_GIVEN ENTRIES_.
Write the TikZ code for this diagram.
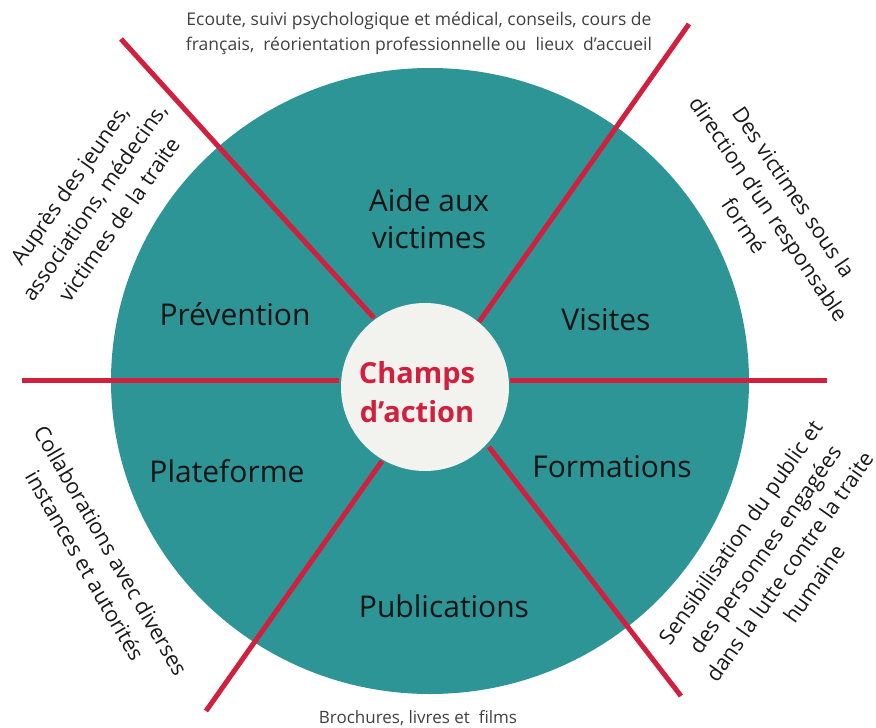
--
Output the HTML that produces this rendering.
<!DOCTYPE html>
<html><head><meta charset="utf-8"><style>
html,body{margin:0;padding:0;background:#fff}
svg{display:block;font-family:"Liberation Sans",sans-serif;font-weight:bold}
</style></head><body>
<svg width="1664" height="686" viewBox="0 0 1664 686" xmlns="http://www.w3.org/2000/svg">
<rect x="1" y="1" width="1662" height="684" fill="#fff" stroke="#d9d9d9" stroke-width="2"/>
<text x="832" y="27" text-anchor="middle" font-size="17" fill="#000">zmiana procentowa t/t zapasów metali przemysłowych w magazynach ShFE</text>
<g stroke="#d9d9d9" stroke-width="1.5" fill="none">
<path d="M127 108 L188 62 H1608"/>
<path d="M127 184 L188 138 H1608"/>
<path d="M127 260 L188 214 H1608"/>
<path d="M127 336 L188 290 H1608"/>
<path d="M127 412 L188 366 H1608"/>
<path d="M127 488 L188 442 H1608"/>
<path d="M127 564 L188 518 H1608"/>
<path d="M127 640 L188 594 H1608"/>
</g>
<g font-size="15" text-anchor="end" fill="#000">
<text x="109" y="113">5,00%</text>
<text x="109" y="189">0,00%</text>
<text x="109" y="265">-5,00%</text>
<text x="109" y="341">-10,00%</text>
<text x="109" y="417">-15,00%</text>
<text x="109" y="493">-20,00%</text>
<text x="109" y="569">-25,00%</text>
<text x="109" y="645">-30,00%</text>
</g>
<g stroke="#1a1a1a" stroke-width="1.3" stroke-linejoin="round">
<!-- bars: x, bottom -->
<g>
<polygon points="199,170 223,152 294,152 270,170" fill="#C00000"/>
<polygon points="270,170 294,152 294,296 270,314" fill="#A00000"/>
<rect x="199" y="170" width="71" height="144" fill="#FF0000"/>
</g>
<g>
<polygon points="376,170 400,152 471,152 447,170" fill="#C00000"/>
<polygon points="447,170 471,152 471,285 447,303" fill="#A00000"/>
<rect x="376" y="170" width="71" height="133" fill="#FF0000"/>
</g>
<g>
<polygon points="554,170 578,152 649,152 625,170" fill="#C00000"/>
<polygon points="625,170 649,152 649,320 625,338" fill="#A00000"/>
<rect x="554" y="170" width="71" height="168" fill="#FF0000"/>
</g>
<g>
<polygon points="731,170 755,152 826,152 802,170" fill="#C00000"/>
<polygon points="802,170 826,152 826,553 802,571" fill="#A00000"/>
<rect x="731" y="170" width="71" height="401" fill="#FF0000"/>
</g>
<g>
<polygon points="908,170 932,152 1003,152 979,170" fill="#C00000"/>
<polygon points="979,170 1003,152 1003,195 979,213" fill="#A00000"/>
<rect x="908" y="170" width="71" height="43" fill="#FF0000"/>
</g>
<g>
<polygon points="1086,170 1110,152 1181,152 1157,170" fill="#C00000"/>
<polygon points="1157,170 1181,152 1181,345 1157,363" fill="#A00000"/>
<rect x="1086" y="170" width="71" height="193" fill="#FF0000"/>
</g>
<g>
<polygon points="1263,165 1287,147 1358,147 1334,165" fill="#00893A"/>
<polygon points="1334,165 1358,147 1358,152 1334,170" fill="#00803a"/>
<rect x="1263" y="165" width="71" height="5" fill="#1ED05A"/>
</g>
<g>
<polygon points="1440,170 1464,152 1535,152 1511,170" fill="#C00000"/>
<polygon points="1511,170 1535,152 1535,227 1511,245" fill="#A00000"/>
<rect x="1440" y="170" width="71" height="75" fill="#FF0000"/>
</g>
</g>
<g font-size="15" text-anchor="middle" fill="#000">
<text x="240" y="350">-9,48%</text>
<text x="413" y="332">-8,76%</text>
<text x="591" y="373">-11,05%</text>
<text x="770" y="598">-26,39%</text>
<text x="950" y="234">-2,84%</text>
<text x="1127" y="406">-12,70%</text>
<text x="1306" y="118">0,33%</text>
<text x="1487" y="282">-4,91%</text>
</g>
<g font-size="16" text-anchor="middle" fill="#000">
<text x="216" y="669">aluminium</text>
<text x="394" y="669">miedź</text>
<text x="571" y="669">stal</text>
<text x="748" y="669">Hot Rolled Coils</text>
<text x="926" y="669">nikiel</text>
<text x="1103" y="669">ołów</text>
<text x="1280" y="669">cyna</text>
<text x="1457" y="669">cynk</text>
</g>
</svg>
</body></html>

_EXERCISE AIM_.
Search the records above for the string "this". Copy every line that contains it.

_ANSWER TO THE EXERCISE_.
Write the TikZ code for this diagram.
Output the HTML that produces this rendering.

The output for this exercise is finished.